The combination was for simplifying the illustration. As you can probably guess, a full Placement model would have Consumer objects that would have a [:CONSUMES] relation to the resource objects. So to illustrate this, I added another script to the GitHub repo: create_consumer.py. Since relations can have properties too, we'd create an 'amount' property that would specify how much of a resource is being consumed by this particular consumption. The query would look something like this:
MATCH (disk:DISK_GB)<-[alloc:CONSUMES]-(con:Consumer) WITH disk, disk.total - SUM(alloc.amount) AS avail WHERE avail > 2000 RETURN disk, avail
This would return the disks whose total amount minus the sum of all the consumed amounts, is greater than 2000.
2) How many resources of each type are being consumed by a project or user or consumer? (i.e. usages, aggregated by a grouping mechanism – the thing that SQL does pretty well)
In this respect, it wouldn't be all that different. Cypher does aggregates, too. Using the data generated by the create_consumer.py script, I can run the following query:
MATCH (con:Consumer)-[alloc:CONSUMES]->(r) WHERE con.pk = 1 RETURN labels(r) AS resource_class, sum(alloc.amount) AS usage
This query will return:
╒════════════════╤═══════════════════╕ │"resource_class" │"usage" │ ╞════════════════╪═══════════════════╡ │"MEMORY_MB" │1024 │ ├────────────────┼───────────────────┤ │"DISK_GB" │500 │ ├────────────────┼───────────────────┤ │"VCPU" │2 │ └────────────────┴───────────────────┘
So as you can see, not a whole lot different than with SQL.
3) How do you ensure that multiple concurrent writers do not over-consume resources on a set of providers? We use a generation on the provider along with an atomic update-where-original-read-generation strategy to protect the placement DB objects. I’m curious how neo4j would allow that kind of operation.

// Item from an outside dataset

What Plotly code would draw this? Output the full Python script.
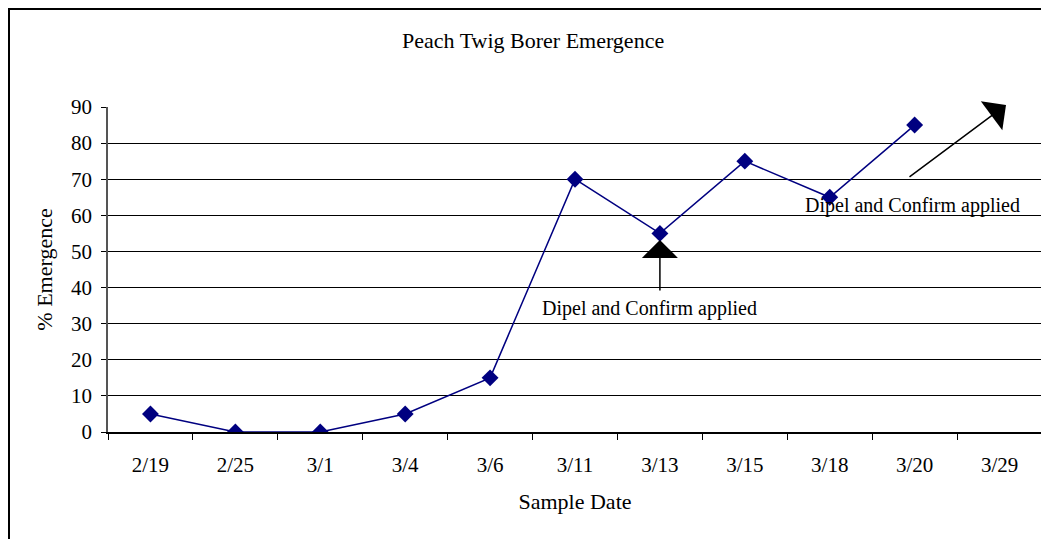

Neo4j is ACID-compliant, and transactions either succeed completely or not at all. So I'm not really sure how much I can add to that. Setting the value of an object is trivial, updating that value is trivial, checking a supplied value with the one stored in the DB is trivial. So it would work identically to how it works in SQL.
In summary, I want to make two points: first, I'm not bashing MySQL. It's an excellent database that I use extensively myself (well, I use MariaDB, but...). This WordPress site has a MariaDB backend. Second, this started as an attempt to scratch the itch I have felt since we began making Placement more and more complex. I wanted to find out if there was a better way to handle the sort of problems we have, and my previous reading on graph databases came to mind. It was tough to get used to thinking with a graph mindset. It reminded me of when I first started using Go after years of Python: when I tried to write Pythonic code in Go, it was terrible. Once I was able to drop the Python mindset and write Go the way it was designed, things were much, much easier to understand, and the code I wrote was much, much better. The same sort of "letting go" process had to happen before I was able to fully see what can be done with graph databases.